Huck and Jim rescue the Duke and the King and offer them their raft. The first scheme begins when both criminals present fake identities to Huck and Jim. The Duke introduces himself as the English Duke’s son, also known as the Duke of Bridgewater whereas the King presents himself as the Lost Dauphin as well as Louis XVI’s son and France’s designated King (Twain, 144-145). Additionally, one of the con artists, the Duke, takes advantage of Jim’s race and position as a runway slave and prints leaflets that offer $200 reward to any person that manages to catch the runaway slave. The Duke is able to do this by occupying an abandoned printing shop in which he was able to print the handouts (Twain, 156).

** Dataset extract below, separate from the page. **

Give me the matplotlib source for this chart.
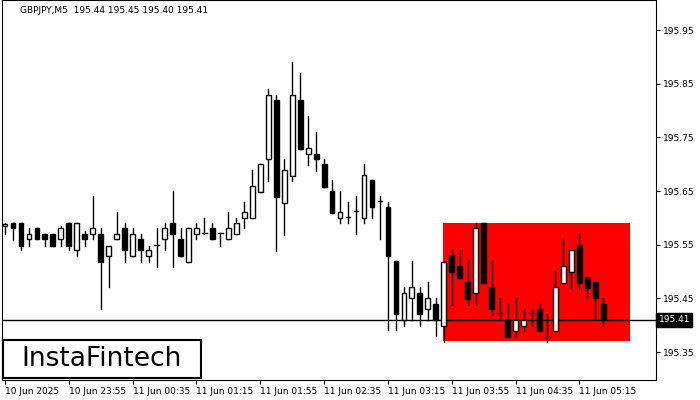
import matplotlib
matplotlib.use("Agg")
import matplotlib.pyplot as plt
from matplotlib.patches import Rectangle

opens = [195.585,195.590,195.590,195.561,195.581,195.570,195.570,195.561,195.590,195.540,
         195.570,195.570,195.570,195.529,195.561,195.581,195.529,195.561,195.529,195.548,
         195.561,195.590,195.561,195.518,195.570,195.570,195.581,195.570,195.561,195.570,
         195.600,195.600,195.648,195.710,195.820,195.628,195.678,195.820,195.719,195.719,
         195.700,195.650,195.600,195.600,195.611,195.600,195.670,195.630,195.620,195.520,
         195.410,195.451,195.460,195.430,195.439,195.398,195.531,195.510,195.480,195.460,
         195.590,195.471,195.421,195.410,195.389,195.398,195.421,195.430,195.378,195.389,
         195.479,195.499,195.550,195.490,195.480,195.439]
highs = [195.590,195.590,195.590,195.581,195.581,195.570,195.570,195.585,195.590,195.590,
         195.576,195.641,195.581,195.548,195.611,195.590,195.581,195.570,195.548,195.581,
         195.590,195.650,195.581,195.581,195.590,195.600,195.590,195.571,195.611,195.600,
         195.630,195.689,195.700,195.840,195.829,195.710,195.890,195.870,195.790,195.760,
         195.710,195.670,195.650,195.630,195.641,195.700,195.670,195.641,195.630,195.520,
         195.471,195.520,195.471,195.480,195.451,195.518,195.540,195.540,195.520,195.590,
         195.590,195.520,195.451,195.439,195.451,195.430,195.430,195.439,195.421,195.501,
         195.561,195.540,195.570,195.490,195.480,195.451]
lows = [195.570,195.559,195.540,195.548,195.561,195.548,195.548,195.548,195.540,195.529,
        195.548,195.561,195.430,195.471,195.561,195.518,195.529,195.518,195.518,195.508,
        195.540,195.508,195.529,195.518,195.561,195.570,195.561,195.548,195.561,195.570,
        195.581,195.600,195.648,195.669,195.538,195.568,195.669,195.728,195.699,195.687,
        195.657,195.609,195.590,195.590,195.570,195.590,195.600,195.561,195.391,195.391,
        195.398,195.410,195.398,195.410,195.380,195.369,195.438,195.488,195.438,195.438,
        195.479,195.419,195.410,195.378,195.378,195.389,195.398,195.389,195.369,195.389,
        195.479,195.469,195.469,195.451,195.410,195.398]
closes = [195.589,195.581,195.548,195.570,195.561,195.561,195.548,195.581,195.548,195.590,
          195.561,195.581,195.518,195.548,195.570,195.540,195.570,195.540,195.540,195.549,
          195.581,195.570,195.529,195.581,195.581,195.571,195.561,195.571,195.581,195.590,
          195.611,195.659,195.700,195.829,195.639,195.689,195.829,195.728,195.730,195.710,
          195.657,195.609,195.611,195.601,195.612,195.680,195.620,195.631,195.529,195.421,
          195.460,195.471,195.421,195.451,195.410,195.518,195.499,195.488,195.449,195.581,
          195.479,195.430,195.422,195.378,195.410,195.410,195.422,195.389,195.379,195.471,
          195.510,195.540,195.479,195.469,195.451,195.410]
tick_idx = [0, 8, 16, 24, 32, 40, 48, 56, 64, 72]
tick_labels = ["10 Jun 2025", "10 Jun 23:55", "11 Jun 00:35", "11 Jun 01:15", "11 Jun 01:55",
               "11 Jun 02:35", "11 Jun 03:15", "11 Jun 03:55", "11 Jun 04:35", "11 Jun 05:15"]
price_ticks = [195.35, 195.45, 195.55, 195.65, 195.75, 195.85, 195.95]
last_price = 195.41
zone_top, zone_bottom = 195.590, 195.371
zone_start, zone_end = 54.9, 78.4

fig = plt.figure(figsize=(7, 4), dpi=100)
ax = fig.add_axes([2/700, 20/400, 654/700, 380/400])
ax.set_xlim(-0.375, 81.6)
ax.set_ylim(195.298, 196.006)

ax.add_patch(Rectangle((zone_start, zone_bottom), zone_end - zone_start, zone_top - zone_bottom,
                       facecolor="#ff0000", edgecolor="none", zorder=1))
ax.axhline(last_price, color="black", lw=1, zorder=2)

w = 0.6
for i, (o, h, l, c) in enumerate(zip(opens, highs, lows, closes)):
    ax.plot([i, i], [l, h], color="black", lw=1, zorder=3)
    bot, top = min(o, c), max(o, c)
    if abs(c - o) < 0.002:
        ax.plot([i - w/2, i + w/2], [c, c], color="black", lw=1, zorder=4)
    else:
        ax.add_patch(Rectangle((i - w/2, bot), w, top - bot,
                               facecolor="white" if c > o else "black",
                               edgecolor="black", lw=1, zorder=4))

ax.yaxis.tick_right()
ax.set_yticks(price_ticks)
ax.set_yticklabels([f"{p:.2f}" for p in price_ticks], fontsize=6.5)
ax.set_xticks(tick_idx)
ax.set_xticklabels(tick_labels, fontsize=6.5, ha="left")
ax.tick_params(axis="both", length=3, width=0.8, pad=2)
for s in ax.spines.values():
    s.set_linewidth(0.8)

ax.text(last_price and 1.004, last_price, f"{last_price:.2f}", transform=ax.get_yaxis_transform(),
        fontsize=6.5, color="white", va="center", ha="left", zorder=10,
        bbox=dict(boxstyle="square,pad=0.25", facecolor="black", edgecolor="black"))

ax.text(0.027, 0.985, "GBPJPY,M5  195.44 195.45 195.40 195.41", transform=ax.transAxes,
        fontsize=6.5, va="top", ha="left")

fig.patches.append(Rectangle((3/700, 22/400), 198/700, 38/400, transform=fig.transFigure,
                             facecolor="white", edgecolor="black", lw=1.5, zorder=20))
fig.text(102/700, 41/400, "InstaFintech", fontsize=19, ha="center", va="center", zorder=21)

fig.savefig("out.png", dpi=100)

The con artists use the tactic as a way of buying them time and unrestricted travel for a day. However, most of these crimes that the two commits go unpunished regardless of the statement that the society is civilized and enlightened. The Adventures of Huckleberry Finn is a controversial novel that includes the racial prejudices that characterized conventional America during the civil war. Regardless of the novel narrating a fictional story on actual events, the novel also highlights the current issues that affect the present society. The issues of slavery and racism are still obvious in the world today.
Twain, Mark. Adventures of Huckleberry Finn. New York: Random House, 1996. Print.